The record does not show that the objectors ever complied with the condition thereby implying that the fresh grant and the accompanying certificate of confirmation of grant both dated 8th December 2014 have since been revoked thereby also implying that all transactions undertaken on the strength of the grant have since been rendered null and void “abniito”.
[7]The effect of the revocation was to revert the estate property to its original owner and/or owners indicated in the certificate of search dated 13th May 2009 as Onjwang Akoro and Nyangweso Akoro. For avoidance of doubt, the estate property is LR No.Marachi/Bujumba/41. Onjwang Akoro or Ojwang Agoro or Ojwang Ogoro is the person referred herein as the deceased.
As there is no longer a valid grant in existence respecting the estate of the deceased, the present application by the interested party is baseless, misconceived and incompetent before this court. It is therefore dismissed with each party bearing their own costs.
[8]Even in the absence of the automatic revocation of the fresh grant and the present application a perusal of the entire record by this court indicated that the grant was for revocation on this court’s own motion in exercise of its inherent powers under Rule 73 of the Probate & Administration Rules, for the ends of justice and to prevent further abuse of the process of the court.

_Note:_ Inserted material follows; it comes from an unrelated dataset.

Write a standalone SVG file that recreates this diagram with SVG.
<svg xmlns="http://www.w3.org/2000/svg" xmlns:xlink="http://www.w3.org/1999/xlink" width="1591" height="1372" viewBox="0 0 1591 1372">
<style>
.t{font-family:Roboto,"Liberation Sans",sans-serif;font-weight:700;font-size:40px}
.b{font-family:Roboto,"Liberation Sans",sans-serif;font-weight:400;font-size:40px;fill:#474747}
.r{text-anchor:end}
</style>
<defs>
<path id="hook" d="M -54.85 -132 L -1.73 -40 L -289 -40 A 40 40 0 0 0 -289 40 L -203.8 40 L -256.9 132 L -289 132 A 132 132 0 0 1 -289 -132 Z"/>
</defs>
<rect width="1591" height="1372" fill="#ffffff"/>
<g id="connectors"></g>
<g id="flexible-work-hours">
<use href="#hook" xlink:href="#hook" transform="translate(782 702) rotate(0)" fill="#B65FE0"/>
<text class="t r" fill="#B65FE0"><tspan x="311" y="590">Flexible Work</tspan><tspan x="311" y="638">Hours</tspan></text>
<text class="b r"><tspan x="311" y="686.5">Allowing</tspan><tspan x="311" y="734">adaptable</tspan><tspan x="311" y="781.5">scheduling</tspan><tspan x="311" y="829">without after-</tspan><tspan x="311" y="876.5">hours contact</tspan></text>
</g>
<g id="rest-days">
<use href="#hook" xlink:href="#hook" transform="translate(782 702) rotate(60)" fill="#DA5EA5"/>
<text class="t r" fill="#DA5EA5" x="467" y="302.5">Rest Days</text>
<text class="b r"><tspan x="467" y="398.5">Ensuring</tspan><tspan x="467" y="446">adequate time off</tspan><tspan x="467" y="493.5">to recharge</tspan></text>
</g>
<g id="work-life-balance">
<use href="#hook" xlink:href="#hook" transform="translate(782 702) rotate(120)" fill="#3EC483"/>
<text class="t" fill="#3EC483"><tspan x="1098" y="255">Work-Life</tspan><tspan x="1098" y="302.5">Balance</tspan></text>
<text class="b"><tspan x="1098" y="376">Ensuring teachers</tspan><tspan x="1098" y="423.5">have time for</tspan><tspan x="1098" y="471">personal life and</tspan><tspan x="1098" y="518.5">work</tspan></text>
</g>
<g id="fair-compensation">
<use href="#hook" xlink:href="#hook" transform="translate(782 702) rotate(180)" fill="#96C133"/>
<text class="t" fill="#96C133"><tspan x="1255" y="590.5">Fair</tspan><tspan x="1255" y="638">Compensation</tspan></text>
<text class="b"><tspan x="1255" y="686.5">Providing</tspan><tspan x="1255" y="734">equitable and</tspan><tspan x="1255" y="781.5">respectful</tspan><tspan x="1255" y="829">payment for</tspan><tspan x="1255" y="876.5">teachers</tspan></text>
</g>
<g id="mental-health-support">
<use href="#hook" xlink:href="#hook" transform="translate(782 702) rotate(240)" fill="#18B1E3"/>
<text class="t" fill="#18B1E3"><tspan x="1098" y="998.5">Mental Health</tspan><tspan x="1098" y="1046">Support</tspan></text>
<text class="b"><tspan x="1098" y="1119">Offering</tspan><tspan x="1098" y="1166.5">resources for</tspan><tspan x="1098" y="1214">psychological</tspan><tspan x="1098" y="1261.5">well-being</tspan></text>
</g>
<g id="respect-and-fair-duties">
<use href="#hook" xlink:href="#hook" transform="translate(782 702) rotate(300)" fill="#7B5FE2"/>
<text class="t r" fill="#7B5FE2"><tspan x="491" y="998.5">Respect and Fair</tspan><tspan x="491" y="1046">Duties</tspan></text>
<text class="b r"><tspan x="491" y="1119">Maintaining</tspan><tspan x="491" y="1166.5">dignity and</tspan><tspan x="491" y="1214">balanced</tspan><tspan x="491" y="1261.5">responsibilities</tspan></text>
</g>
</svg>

The parties and more so the objectors, have no otherwise than to re-commence the whole process of petitioning for grant of letters of administration intestate. They must go back to the drawing board for a proper and lawful inheritance of the deceased’s property by themselves. It is sad that this matter has to end this way, but the person behind the whole mess was the petitioner who took advantage of the then prevailing circumstances and attempted to reap where he did not sow thereby leading astray the interested party and disinheriting the objectors in one way or the other. He therefore stands the risk of appropriate civil action against him by the objectors, the interested party or both. Otherwise, the grant or grants subject of this cause have since been revoked.